- **Given request**:
Print each line exactly as it is given.
-------- Given material
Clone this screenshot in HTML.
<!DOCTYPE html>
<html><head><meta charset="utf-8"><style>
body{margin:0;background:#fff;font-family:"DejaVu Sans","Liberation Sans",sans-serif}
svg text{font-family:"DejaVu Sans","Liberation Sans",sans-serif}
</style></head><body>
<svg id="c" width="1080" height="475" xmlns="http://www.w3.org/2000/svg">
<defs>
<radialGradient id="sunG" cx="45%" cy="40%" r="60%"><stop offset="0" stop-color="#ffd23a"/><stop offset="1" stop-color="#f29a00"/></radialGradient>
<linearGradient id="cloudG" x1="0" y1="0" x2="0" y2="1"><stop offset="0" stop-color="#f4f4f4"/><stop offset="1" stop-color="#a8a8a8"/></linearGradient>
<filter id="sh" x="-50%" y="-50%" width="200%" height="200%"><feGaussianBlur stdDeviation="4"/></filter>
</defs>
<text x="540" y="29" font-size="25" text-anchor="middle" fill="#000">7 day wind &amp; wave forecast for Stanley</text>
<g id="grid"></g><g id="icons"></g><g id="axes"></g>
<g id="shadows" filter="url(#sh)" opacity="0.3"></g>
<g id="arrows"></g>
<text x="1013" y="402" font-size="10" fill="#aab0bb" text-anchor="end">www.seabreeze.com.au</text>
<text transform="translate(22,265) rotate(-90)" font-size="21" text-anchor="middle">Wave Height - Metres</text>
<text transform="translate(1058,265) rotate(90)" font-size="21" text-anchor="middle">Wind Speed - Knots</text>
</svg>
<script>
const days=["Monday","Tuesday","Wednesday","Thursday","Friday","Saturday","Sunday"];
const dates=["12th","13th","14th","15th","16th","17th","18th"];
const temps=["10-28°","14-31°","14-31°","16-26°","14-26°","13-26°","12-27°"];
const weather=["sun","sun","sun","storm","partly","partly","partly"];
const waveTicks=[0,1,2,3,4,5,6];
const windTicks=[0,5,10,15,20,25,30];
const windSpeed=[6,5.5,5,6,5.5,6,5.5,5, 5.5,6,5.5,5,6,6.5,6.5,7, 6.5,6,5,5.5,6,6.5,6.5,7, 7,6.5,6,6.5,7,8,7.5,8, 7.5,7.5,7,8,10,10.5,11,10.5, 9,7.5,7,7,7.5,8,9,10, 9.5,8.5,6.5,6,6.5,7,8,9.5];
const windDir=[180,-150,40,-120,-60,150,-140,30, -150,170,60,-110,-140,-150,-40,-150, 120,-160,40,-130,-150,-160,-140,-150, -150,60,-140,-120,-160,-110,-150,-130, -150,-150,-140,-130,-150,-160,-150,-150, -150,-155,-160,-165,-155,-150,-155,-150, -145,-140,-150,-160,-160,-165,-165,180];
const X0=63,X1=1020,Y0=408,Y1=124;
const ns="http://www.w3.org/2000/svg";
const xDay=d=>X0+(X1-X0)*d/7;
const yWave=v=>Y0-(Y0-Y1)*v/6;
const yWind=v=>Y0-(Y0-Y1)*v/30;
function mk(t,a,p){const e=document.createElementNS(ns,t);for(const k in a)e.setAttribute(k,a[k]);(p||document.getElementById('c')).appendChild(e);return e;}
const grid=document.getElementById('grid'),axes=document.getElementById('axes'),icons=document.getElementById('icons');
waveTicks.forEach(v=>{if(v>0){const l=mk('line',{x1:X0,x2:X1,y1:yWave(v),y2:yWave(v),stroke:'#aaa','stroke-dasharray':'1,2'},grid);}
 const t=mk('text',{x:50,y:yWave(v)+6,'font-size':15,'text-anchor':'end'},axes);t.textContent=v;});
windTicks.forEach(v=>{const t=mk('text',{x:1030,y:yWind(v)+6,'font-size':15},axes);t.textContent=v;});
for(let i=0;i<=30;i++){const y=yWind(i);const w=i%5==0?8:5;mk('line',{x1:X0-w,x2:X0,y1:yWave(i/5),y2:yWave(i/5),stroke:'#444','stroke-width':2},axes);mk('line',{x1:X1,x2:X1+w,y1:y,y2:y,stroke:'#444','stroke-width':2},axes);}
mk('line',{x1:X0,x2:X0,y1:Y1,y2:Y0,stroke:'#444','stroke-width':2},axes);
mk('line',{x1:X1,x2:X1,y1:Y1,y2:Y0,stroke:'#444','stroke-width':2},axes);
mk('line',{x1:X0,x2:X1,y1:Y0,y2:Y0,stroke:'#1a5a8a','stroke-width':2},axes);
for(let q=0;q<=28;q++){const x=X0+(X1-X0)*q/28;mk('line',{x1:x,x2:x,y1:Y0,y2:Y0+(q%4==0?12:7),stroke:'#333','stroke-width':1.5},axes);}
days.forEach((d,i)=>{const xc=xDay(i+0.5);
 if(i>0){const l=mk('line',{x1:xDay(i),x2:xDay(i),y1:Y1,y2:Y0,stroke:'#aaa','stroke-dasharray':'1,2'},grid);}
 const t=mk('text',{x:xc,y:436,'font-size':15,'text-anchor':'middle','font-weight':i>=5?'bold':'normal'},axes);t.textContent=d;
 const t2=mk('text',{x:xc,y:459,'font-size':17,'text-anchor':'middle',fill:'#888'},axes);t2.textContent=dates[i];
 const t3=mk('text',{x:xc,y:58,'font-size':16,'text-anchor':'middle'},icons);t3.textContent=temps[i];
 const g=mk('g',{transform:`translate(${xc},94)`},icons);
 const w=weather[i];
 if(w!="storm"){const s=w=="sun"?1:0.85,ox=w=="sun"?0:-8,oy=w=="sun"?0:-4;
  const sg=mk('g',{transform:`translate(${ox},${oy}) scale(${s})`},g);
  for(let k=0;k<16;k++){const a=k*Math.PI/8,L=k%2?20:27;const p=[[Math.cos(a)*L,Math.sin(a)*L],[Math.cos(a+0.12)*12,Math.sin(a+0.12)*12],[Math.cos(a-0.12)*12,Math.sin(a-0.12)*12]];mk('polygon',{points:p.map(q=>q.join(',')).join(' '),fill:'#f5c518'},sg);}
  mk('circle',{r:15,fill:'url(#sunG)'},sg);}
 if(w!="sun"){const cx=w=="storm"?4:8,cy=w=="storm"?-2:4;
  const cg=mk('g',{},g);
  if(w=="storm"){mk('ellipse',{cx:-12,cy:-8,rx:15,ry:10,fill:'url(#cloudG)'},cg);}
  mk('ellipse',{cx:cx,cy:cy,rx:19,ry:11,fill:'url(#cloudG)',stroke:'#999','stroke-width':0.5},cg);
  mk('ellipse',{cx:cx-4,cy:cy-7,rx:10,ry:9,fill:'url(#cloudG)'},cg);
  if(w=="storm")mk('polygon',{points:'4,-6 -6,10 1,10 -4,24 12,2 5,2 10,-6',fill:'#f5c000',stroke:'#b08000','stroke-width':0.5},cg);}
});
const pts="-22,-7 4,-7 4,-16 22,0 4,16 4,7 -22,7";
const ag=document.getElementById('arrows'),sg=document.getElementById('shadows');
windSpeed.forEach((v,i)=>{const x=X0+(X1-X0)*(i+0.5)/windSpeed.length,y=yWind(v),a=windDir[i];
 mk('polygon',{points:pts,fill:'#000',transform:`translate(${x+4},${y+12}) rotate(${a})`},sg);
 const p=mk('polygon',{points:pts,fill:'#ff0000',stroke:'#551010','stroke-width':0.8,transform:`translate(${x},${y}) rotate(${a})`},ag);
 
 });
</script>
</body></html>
----------------
- **Result of the task**:
Clone this screenshot in HTML.
<!DOCTYPE html>
<html><head><meta charset="utf-8"><style>
body{margin:0;background:#fff;font-family:"DejaVu Sans","Liberation Sans",sans-serif}
svg text{font-family:"DejaVu Sans","Liberation Sans",sans-serif}
</style></head><body>
<svg id="c" width="1080" height="475" xmlns="http://www.w3.org/2000/svg">
<defs>
<radialGradient id="sunG" cx="45%" cy="40%" r="60%"><stop offset="0" stop-color="#ffd23a"/><stop offset="1" stop-color="#f29a00"/></radialGradient>
<linearGradient id="cloudG" x1="0" y1="0" x2="0" y2="1"><stop offset="0" stop-color="#f4f4f4"/><stop offset="1" stop-color="#a8a8a8"/></linearGradient>
<filter id="sh" x="-50%" y="-50%" width="200%" height="200%"><feGaussianBlur stdDeviation="4"/></filter>
</defs>
<text x="540" y="29" font-size="25" text-anchor="middle" fill="#000">7 day wind &amp; wave forecast for Stanley</text>
<g id="grid"></g><g id="icons"></g><g id="axes"></g>
<g id="shadows" filter="url(#sh)" opacity="0.3"></g>
<g id="arrows"></g>
<text x="1013" y="402" font-size="10" fill="#aab0bb" text-anchor="end">www.seabreeze.com.au</text>
<text transform="translate(22,265) rotate(-90)" font-size="21" text-anchor="middle">Wave Height - Metres</text>
<text transform="translate(1058,265) rotate(90)" font-size="21" text-anchor="middle">Wind Speed - Knots</text>
</svg>
<script>
const days=["Monday","Tuesday","Wednesday","Thursday","Friday","Saturday","Sunday"];
const dates=["12th","13th","14th","15th","16th","17th","18th"];
const temps=["10-28°","14-31°","14-31°","16-26°","14-26°","13-26°","12-27°"];
const weather=["sun","sun","sun","storm","partly","partly","partly"];
const waveTicks=[0,1,2,3,4,5,6];
const windTicks=[0,5,10,15,20,25,30];
const windSpeed=[6,5.5,5,6,5.5,6,5.5,5, 5.5,6,5.5,5,6,6.5,6.5,7, 6.5,6,5,5.5,6,6.5,6.5,7, 7,6.5,6,6.5,7,8,7.5,8, 7.5,7.5,7,8,10,10.5,11,10.5, 9,7.5,7,7,7.5,8,9,10, 9.5,8.5,6.5,6,6.5,7,8,9.5];
const windDir=[180,-150,40,-120,-60,150,-140,30, -150,170,60,-110,-140,-150,-40,-150, 120,-160,40,-130,-150,-160,-140,-150, -150,60,-140,-120,-160,-110,-150,-130, -150,-150,-140,-130,-150,-160,-150,-150, -150,-155,-160,-165,-155,-150,-155,-150, -145,-140,-150,-160,-160,-165,-165,180];
const X0=63,X1=1020,Y0=408,Y1=124;
const ns="http://www.w3.org/2000/svg";
const xDay=d=>X0+(X1-X0)*d/7;
const yWave=v=>Y0-(Y0-Y1)*v/6;
const yWind=v=>Y0-(Y0-Y1)*v/30;
function mk(t,a,p){const e=document.createElementNS(ns,t);for(const k in a)e.setAttribute(k,a[k]);(p||document.getElementById('c')).appendChild(e);return e;}
const grid=document.getElementById('grid'),axes=document.getElementById('axes'),icons=document.getElementById('icons');
waveTicks.forEach(v=>{if(v>0){const l=mk('line',{x1:X0,x2:X1,y1:yWave(v),y2:yWave(v),stroke:'#aaa','stroke-dasharray':'1,2'},grid);}
 const t=mk('text',{x:50,y:yWave(v)+6,'font-size':15,'text-anchor':'end'},axes);t.textContent=v;});
windTicks.forEach(v=>{const t=mk('text',{x:1030,y:yWind(v)+6,'font-size':15},axes);t.textContent=v;});
for(let i=0;i<=30;i++){const y=yWind(i);const w=i%5==0?8:5;mk('line',{x1:X0-w,x2:X0,y1:yWave(i/5),y2:yWave(i/5),stroke:'#444','stroke-width':2},axes);mk('line',{x1:X1,x2:X1+w,y1:y,y2:y,stroke:'#444','stroke-width':2},axes);}
mk('line',{x1:X0,x2:X0,y1:Y1,y2:Y0,stroke:'#444','stroke-width':2},axes);
mk('line',{x1:X1,x2:X1,y1:Y1,y2:Y0,stroke:'#444','stroke-width':2},axes);
mk('line',{x1:X0,x2:X1,y1:Y0,y2:Y0,stroke:'#1a5a8a','stroke-width':2},axes);
for(let q=0;q<=28;q++){const x=X0+(X1-X0)*q/28;mk('line',{x1:x,x2:x,y1:Y0,y2:Y0+(q%4==0?12:7),stroke:'#333','stroke-width':1.5},axes);}
days.forEach((d,i)=>{const xc=xDay(i+0.5);
 if(i>0){const l=mk('line',{x1:xDay(i),x2:xDay(i),y1:Y1,y2:Y0,stroke:'#aaa','stroke-dasharray':'1,2'},grid);}
 const t=mk('text',{x:xc,y:436,'font-size':15,'text-anchor':'middle','font-weight':i>=5?'bold':'normal'},axes);t.textContent=d;
 const t2=mk('text',{x:xc,y:459,'font-size':17,'text-anchor':'middle',fill:'#888'},axes);t2.textContent=dates[i];
 const t3=mk('text',{x:xc,y:58,'font-size':16,'text-anchor':'middle'},icons);t3.textContent=temps[i];
 const g=mk('g',{transform:`translate(${xc},94)`},icons);
 const w=weather[i];
 if(w!="storm"){const s=w=="sun"?1:0.85,ox=w=="sun"?0:-8,oy=w=="sun"?0:-4;
  const sg=mk('g',{transform:`translate(${ox},${oy}) scale(${s})`},g);
  for(let k=0;k<16;k++){const a=k*Math.PI/8,L=k%2?20:27;const p=[[Math.cos(a)*L,Math.sin(a)*L],[Math.cos(a+0.12)*12,Math.sin(a+0.12)*12],[Math.cos(a-0.12)*12,Math.sin(a-0.12)*12]];mk('polygon',{points:p.map(q=>q.join(',')).join(' '),fill:'#f5c518'},sg);}
  mk('circle',{r:15,fill:'url(#sunG)'},sg);}
 if(w!="sun"){const cx=w=="storm"?4:8,cy=w=="storm"?-2:4;
  const cg=mk('g',{},g);
  if(w=="storm"){mk('ellipse',{cx:-12,cy:-8,rx:15,ry:10,fill:'url(#cloudG)'},cg);}
  mk('ellipse',{cx:cx,cy:cy,rx:19,ry:11,fill:'url(#cloudG)',stroke:'#999','stroke-width':0.5},cg);
  mk('ellipse',{cx:cx-4,cy:cy-7,rx:10,ry:9,fill:'url(#cloudG)'},cg);
  if(w=="storm")mk('polygon',{points:'4,-6 -6,10 1,10 -4,24 12,2 5,2 10,-6',fill:'#f5c000',stroke:'#b08000','stroke-width':0.5},cg);}
});
const pts="-22,-7 4,-7 4,-16 22,0 4,16 4,7 -22,7";
const ag=document.getElementById('arrows'),sg=document.getElementById('shadows');
windSpeed.forEach((v,i)=>{const x=X0+(X1-X0)*(i+0.5)/windSpeed.length,y=yWind(v),a=windDir[i];
 mk('polygon',{points:pts,fill:'#000',transform:`translate(${x+4},${y+12}) rotate(${a})`},sg);
 const p=mk('polygon',{points:pts,fill:'#ff0000',stroke:'#551010','stroke-width':0.8,transform:`translate(${x},${y}) rotate(${a})`},ag);
 
 });
</script>
</body></html>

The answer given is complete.